Scott, 51, was ordered to begin serving his sentence on Sept. 23 and was also ordered to pay $4.9 million in restitution. Judge Darrah imposed the sentence after hearing directly from three victims of the fraud scheme, as well as considering victim impact letters from more than a dozen others.
Mail fraud carries maximum penalty of 20 years, but Scott's plea agreement anticipated a sentencing guidelines range of 63 to 78 months. Judge Darrah determined that 10 years was a reasonable sentence under the circumstances.
Scott was president and sole owner of a printer repair company known as Gelsco, Inc., located in Northlake. Between early 2000 and March 2009, he fraudulently obtained at least $28 million from approximately 75 investors, and caused the victims to lose a total of $4.9 million.

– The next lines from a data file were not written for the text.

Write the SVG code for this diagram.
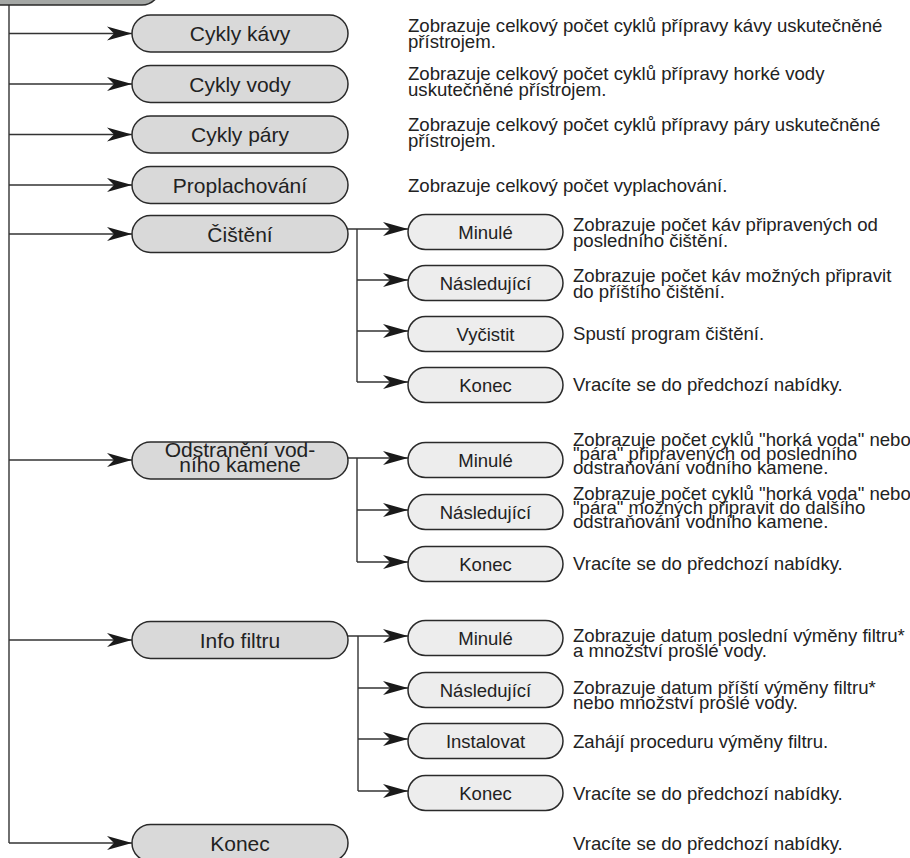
<svg xmlns="http://www.w3.org/2000/svg" width="910" height="858" viewBox="0 0 910 858">
<style>
.bg{fill:#ffffff}
.top{fill:#a4a7a5;stroke:#2a2a2a;stroke-width:1.5}
.main{fill:#d9d9d9;stroke:#2a2a2a;stroke-width:1.5}
.sub{fill:#ededed;stroke:#2a2a2a;stroke-width:1.5}
.ml{font-family:"Liberation Sans",Arial,sans-serif;font-size:21px;fill:#222;text-anchor:middle}
.sl{font-family:"Liberation Sans",Arial,sans-serif;font-size:18.5px;fill:#222;text-anchor:middle}
.d{font-family:"Liberation Sans",Arial,sans-serif;font-size:18.6px;fill:#222}
.c{fill:none;stroke:#333;stroke-width:1.4}
.a{fill:none;stroke:#333;stroke-width:1.4;marker-end:url(#ah)}
</style>
<defs>
<marker id="ah" viewBox="-26 -8 27 16" refX="0" refY="0" markerWidth="27" markerHeight="16" orient="auto" markerUnits="userSpaceOnUse">
<path d="M0,0 L-25,-7 L-18,0 L-25,7 Z" fill="#1a1a1a"/>
</marker>
</defs>
<rect class="bg" x="0" y="0" width="910" height="858"/>

<g id="connectors">
<path class="c" d="M9,5 V843"/>
<path class="a" d="M9,33.5 H132"/>
<path class="a" d="M9,84 H132"/>
<path class="a" d="M9,134.5 H132"/>
<path class="a" d="M9,185 H132"/>
<path class="a" d="M9,234 H132"/>
<path class="a" d="M9,460 H132"/>
<path class="a" d="M9,640 H132"/>
<path class="a" d="M9,843 H132"/>
<path class="a" d="M347,229 H408"/>
<path class="c" d="M357,229 V382"/>
<path class="a" d="M357,280 H408"/>
<path class="a" d="M357,331 H408"/>
<path class="a" d="M357,382 H408"/>
<path class="a" d="M348,458 H408"/>
<path class="c" d="M357,458 V562"/>
<path class="a" d="M357,510 H408"/>
<path class="a" d="M357,562 H408"/>
<path class="a" d="M348,636 H408"/>
<path class="c" d="M358,636 V791"/>
<path class="a" d="M358,688 H408"/>
<path class="a" d="M358,739 H408"/>
<path class="a" d="M358,791 H408"/>
</g>

<g id="top-menu"><rect class="top" x="-40" y="-40" width="200" height="45" rx="18"/></g>

<g id="cykly-kavy"><rect class="main" x="132" y="15" width="216" height="37" rx="18.5"/><text class="ml" x="240" y="41">Cykly kávy</text></g>
<g id="cykly-vody"><rect class="main" x="132" y="65.5" width="216" height="37" rx="18.5"/><text class="ml" x="240" y="91.5">Cykly vody</text></g>
<g id="cykly-pary"><rect class="main" x="132" y="116" width="216" height="37" rx="18.5"/><text class="ml" x="240" y="142">Cykly páry</text></g>
<g id="proplachovani"><rect class="main" x="132" y="166.5" width="216" height="37" rx="18.5"/><text class="ml" x="240" y="192.5">Proplachování</text></g>
<g id="cisteni"><rect class="main" x="132" y="215.5" width="216" height="37" rx="18.5"/><text class="ml" x="240" y="241.5">Čištění</text></g>
<g id="odstraneni"><rect class="main" x="132" y="442" width="216" height="37" rx="18.5"/><text class="ml" x="240" y="457">Odstranění vod-</text><text class="ml" x="240" y="472">ního kamene</text></g>
<g id="info-filtru"><rect class="main" x="132" y="621.5" width="216" height="37" rx="18.5"/><text class="ml" x="240" y="647.5">Info filtru</text></g>
<g id="konec"><rect class="main" x="132" y="824.5" width="216" height="37" rx="18.5"/><text class="ml" x="240" y="850.5">Konec</text></g>

<g id="cis-minule"><rect class="sub" x="408" y="214.5" width="155" height="35" rx="17.5"/><text class="sl" x="485.5" y="238.5">Minulé</text></g>
<g id="cis-nasledujici"><rect class="sub" x="408" y="265.5" width="155" height="35" rx="17.5"/><text class="sl" x="485.5" y="289.5">Následující</text></g>
<g id="cis-vycistit"><rect class="sub" x="408" y="316.5" width="155" height="35" rx="17.5"/><text class="sl" x="485.5" y="340.5">Vyčistit</text></g>
<g id="cis-konec"><rect class="sub" x="408" y="367.5" width="155" height="35" rx="17.5"/><text class="sl" x="485.5" y="391.5">Konec</text></g>

<g id="ods-minule"><rect class="sub" x="408" y="442.5" width="155" height="35" rx="17.5"/><text class="sl" x="485.5" y="466.5">Minulé</text></g>
<g id="ods-nasledujici"><rect class="sub" x="408" y="494.5" width="155" height="35" rx="17.5"/><text class="sl" x="485.5" y="518.5">Následující</text></g>
<g id="ods-konec"><rect class="sub" x="408" y="546.5" width="155" height="35" rx="17.5"/><text class="sl" x="485.5" y="570.5">Konec</text></g>

<g id="inf-minule"><rect class="sub" x="408" y="620.5" width="155" height="35" rx="17.5"/><text class="sl" x="485.5" y="644.5">Minulé</text></g>
<g id="inf-nasledujici"><rect class="sub" x="408" y="672.5" width="155" height="35" rx="17.5"/><text class="sl" x="485.5" y="696.5">Následující</text></g>
<g id="inf-instalovat"><rect class="sub" x="408" y="723.5" width="155" height="35" rx="17.5"/><text class="sl" x="485.5" y="747.5">Instalovat</text></g>
<g id="inf-konec"><rect class="sub" x="408" y="775.5" width="155" height="35" rx="17.5"/><text class="sl" x="485.5" y="799.5">Konec</text></g>

<g id="descriptions">
<text class="d" x="408" y="32">Zobrazuje celkový počet cyklů přípravy kávy uskutečněné</text>
<text class="d" x="408" y="48">přístrojem.</text>
<text class="d" x="408" y="80">Zobrazuje celkový počet cyklů přípravy horké vody</text>
<text class="d" x="408" y="96">uskutečněné přístrojem.</text>
<text class="d" x="408" y="131">Zobrazuje celkový počet cyklů přípravy páry uskutečněné</text>
<text class="d" x="408" y="147">přístrojem.</text>
<text class="d" x="408" y="191.5">Zobrazuje celkový počet vyplachování.</text>

<text class="d" x="573" y="231">Zobrazuje počet káv připravených od</text>
<text class="d" x="573" y="247">posledního čištění.</text>
<text class="d" x="573" y="282">Zobrazuje počet káv možných připravit</text>
<text class="d" x="573" y="298">do příštího čištění.</text>
<text class="d" x="573" y="340">Spustí program čištění.</text>
<text class="d" x="573" y="391">Vracíte se do předchozí nabídky.</text>

<text class="d" x="573" y="446">Zobrazuje počet cyklů "horká voda" nebo</text>
<text class="d" x="573" y="460">"pára" připravených od posledního</text>
<text class="d" x="573" y="474">odstraňování vodního kamene.</text>
<text class="d" x="573" y="500">Zobrazuje počet cyklů "horká voda" nebo</text>
<text class="d" x="573" y="514">"pára" možných připravit do dalšího</text>
<text class="d" x="573" y="528">odstraňování vodního kamene.</text>
<text class="d" x="573" y="570">Vracíte se do předchozí nabídky.</text>

<text class="d" x="573" y="642">Zobrazuje datum poslední výměny filtru*</text>
<text class="d" x="573" y="657">a množství prošlé vody.</text>
<text class="d" x="573" y="694">Zobrazuje datum příští výměny filtru*</text>
<text class="d" x="573" y="709">nebo množství prošlé vody.</text>
<text class="d" x="573" y="748">Zahájí proceduru výměny filtru.</text>
<text class="d" x="573" y="800">Vracíte se do předchozí nabídky.</text>

<text class="d" x="573" y="850">Vracíte se do předchozí nabídky.</text>
</g>
</svg>
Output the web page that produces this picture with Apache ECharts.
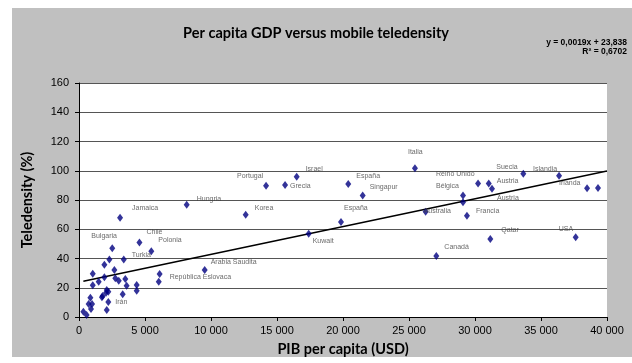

Scott admitted that he falsely told investors that their funds would be used to purchase, or finance the purchase of, printers that had a value of more than $100,000, which would be sold to third parties. He further claimed that there were specific buyers and sellers of printers, when, in fact, he and Gelsco did not purchase or finance any such printers. Instead, Scott fabricated false purchase orders, invoices, promissory notes and other documents that he provided to investors.
He lied to investors, saying Gelsco increased the cost of the printers approximately 10-12 percent and earned substantial profits, usually within 90 days or less, which he promised to split with the investors. In fact, he never attempted to build a business or generate profits.
Over nine years, Scott had to raise funds continually from investors to make payments to earlier investors, all of which he concealed and intentionally failed to disclose to new and old investors alike.